Rather than keeping one of Vine’s pieces for an encore as did many of her peers, Li elected to play the 5 Bagatelles at the centre of her program , If she wanted to provide a contrast to her Mozart interpretation, she chose well, responding effectively to the first, Darkly, and its abrupt jerks and underpinning tension. Her Leggiero e legato was very much so, ultra-clean in its delivery. The Gentle enjoyed an excellently-managed calmness and control, while the unspecified IV showed that this pianist could happily enter into a suddenly jaunty, jazzy ambience and enjoy the piquancy of Vine’s interludes and commentaries. The set’s concluding Threnody found Li taking time over its slow-moving pointillism, with care given to the piece’s top notes; but she exercised her innate delicacy throughout these pages, carefully targeting each eloquent resonance to realize the composer’s striving for timelessness in his requiem.

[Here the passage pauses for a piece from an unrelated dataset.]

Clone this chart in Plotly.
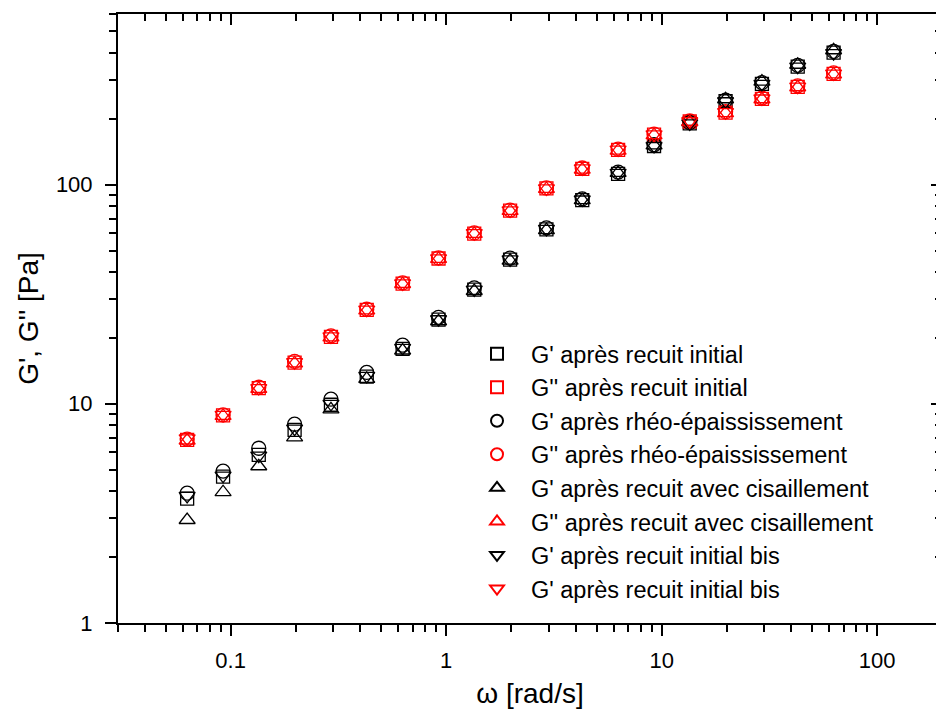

I’ve heard more Scriabin in this past week than in a half-century of reviewing, Li expanding this experience with the Op. 28. As with previous interpretations of this composer’s work in recent days, tempi were a catch-as-catch-can affair and regularity of metre was treated as a vague universal rather than a specific. Again, in common with other entrants, Li concentrated on the music’s sweep and vehemence of declaration across the abrupt turns to Presto and Piu vivo, which turned out to be less differentiated than anticipated. But the acceleration into florid action at the final Tempo I point where the upward and downward surges featured irregular groupings of 9, 7 and 5 demi-semiquavers came across with impressive gusto: a fine build-up to the work’s well-anticipated B Major emphatic end-point.
The encore Debussy, La fille aux cheveux de lin, proved to be a straightforward business with plenty of discretion in pedalling and phrase shape, the only question a pause inserted before the C flat Major chord in bar 16. Still, it brought the Siqian Li experience to an intelligent conclusion, reinforcing a distinctive quality of her work – a kind of placid certainty.